After former long-time chairman Vince McMahon resigned, his replacement - and real life son in law - Triple H has already begun to start making changes in his new role.
Newly appointed WWE Creative Director Triple H has removed two words from Vince McMahon’s banned list after taking over the reins. The wrestling legend took over the role after former chairman McMahon - his father in law - resigned after spending 40 years at the helm.
In his new position, Triple H has already started making changes to the wrestling promotion, by lifting the ban on words previously blacklisted by the former chairman. The banned list is made up of words that fighters, commentators, and broadcasters are unable to say whilst events are being broadcasted.
Two of these words though - ‘wrestler’ and ‘wrestling’ - have now been given the green light after the creative director removed them from the list following his appointment.
Despite instantly undoing some of McMahon’s work, Triple H had plenty of praise for the former chairman, revealing that the 76-year-old has left a ‘massive’ gap to fill. Speaking on the Impaulsive Podcast, he said:
“I'll say this about Vince, massive shoes that I couldn't even dream of beginning to think I could fill."
“The gap there in this moment is massive but the opportunity to take it in a direction that it's never gone before is massive. I'm thrilled for that opportunity. We have an unbelievable team. It's never going to be one person, one person can't even begin to fill his shoes."
“It's going to take an entire team of people to jump in those shoes because without him, there's none of this."

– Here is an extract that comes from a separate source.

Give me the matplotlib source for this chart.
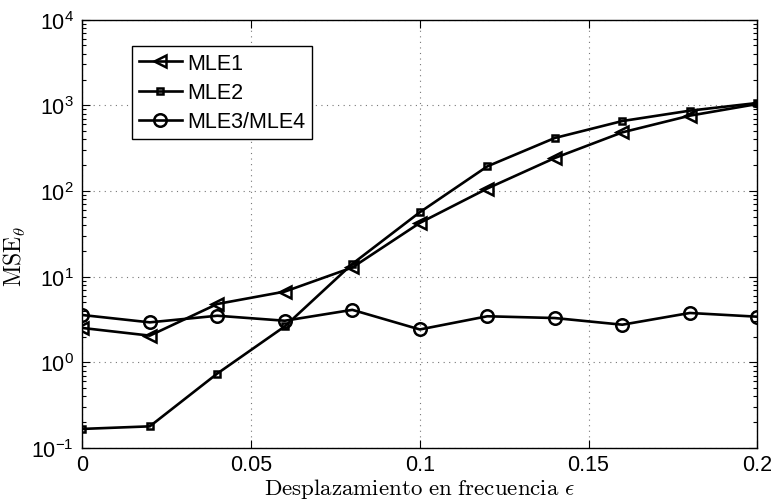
import matplotlib
matplotlib.use("Agg")
import matplotlib.pyplot as plt
from matplotlib.ticker import LogLocator, NullFormatter, FixedLocator

plt.rcParams['font.family'] = ['Liberation Sans', 'DejaVu Sans']
plt.rcParams['mathtext.fontset'] = 'cm'

eps = [0.0, 0.02, 0.04, 0.06, 0.08, 0.10, 0.12, 0.14, 0.16, 0.18, 0.20]
mle1 = [2.52, 2.05, 4.8, 6.7, 12.8, 42.4, 107, 243, 484, 758, 1037]
mle2 = [0.167, 0.179, 0.74, 2.63, 14.1, 56.5, 194, 416, 656, 867, 1066]
mle34 = [3.57, 2.93, 3.5, 3.06, 4.1, 2.42, 3.45, 3.29, 2.75, 3.77, 3.41]
series_labels = ['MLE1', 'MLE2', 'MLE3/MLE4']
xticks = [0, 0.05, 0.1, 0.15, 0.2]
xtick_labels = ['0', '0.05', '0.1', '0.15', '0.2']

fig = plt.figure(figsize=(7.72, 5.02), dpi=100)
ax = fig.add_axes([82.3/772, 53/502, 675/772, 428.3/502])

lw = 1.9
mew = 1.8
ax.plot(eps, mle1, color='black', lw=lw, marker='<', markersize=8,
        markerfacecolor='none', markeredgewidth=mew, label=series_labels[0])
ax.plot(eps, mle2, color='black', lw=lw, marker='s', markersize=5,
        markerfacecolor='none', markeredgewidth=mew, label=series_labels[1])
ax.plot(eps, mle34, color='black', lw=lw, marker='o', markersize=9,
        markerfacecolor='none', markeredgewidth=mew, label=series_labels[2])

ax.set_yscale('log')
ax.set_xlim(0, 0.2)
ax.set_ylim(1e-1, 1e4)
ax.xaxis.set_major_locator(FixedLocator(xticks))
ax.set_xticklabels(xtick_labels)
ax.yaxis.set_major_locator(LogLocator(base=10, numticks=10))
ax.yaxis.set_minor_locator(LogLocator(base=10, subs=range(2, 10), numticks=20))
ax.yaxis.set_minor_formatter(NullFormatter())

ax.tick_params(axis='both', which='both', direction='in', top=True, right=True,
               labelsize=15.5, width=0.8)
ax.tick_params(axis='both', which='major', length=6)
ax.tick_params(axis='y', which='minor', length=3)
ax.tick_params(axis='x', which='major', pad=4)
ax.tick_params(axis='y', which='major', pad=6)

ax.grid(True, which='major', linestyle=(0, (1, 4)), color='#777777', linewidth=0.8)
for s in ax.spines.values():
    s.set_linewidth(1.0)

ax.set_xlabel(r'$\mathrm{Desplazamiento\ en\ frecuencia}\ \epsilon$', fontsize=16.5)
ax.xaxis.set_label_coords(0.5, -0.066)
ax.set_ylabel(r'$\mathrm{MSE}_{\theta}$', fontsize=17)
ax.yaxis.set_label_coords(-0.08, 0.45)

leg = ax.legend(loc='upper left', bbox_to_anchor=(132/772, 1 - 47/502),
                bbox_transform=fig.transFigure, borderaxespad=0, fancybox=False,
                framealpha=1, edgecolor='black', fontsize=15.5, handlelength=2.0,
                handletextpad=0.25, labelspacing=0.38, borderpad=0.32, numpoints=1)
leg.get_frame().set_linewidth(1.0)

fig.savefig('out.png', dpi=100)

Continuing to praise Vince’s work as chairman, the former wrestler added:
“The vision to take this tiny, little thing happening in bars to this big global sensation like nothing else. WrestleMania is one of the most valuable sports franchises on the planet."
Triple H was appearing on Logan Paul’s podcast, who himself has recently made the dive into WWE having previously fought as a boxer alongside his successful YouTube account. Discussing what it is like to work with celebrities in the promotion, the creative director added:
“I can tell you, over the years a million celebrities have come up to us and said, 'I want to be a WWE Superstar, I want to do it so bad."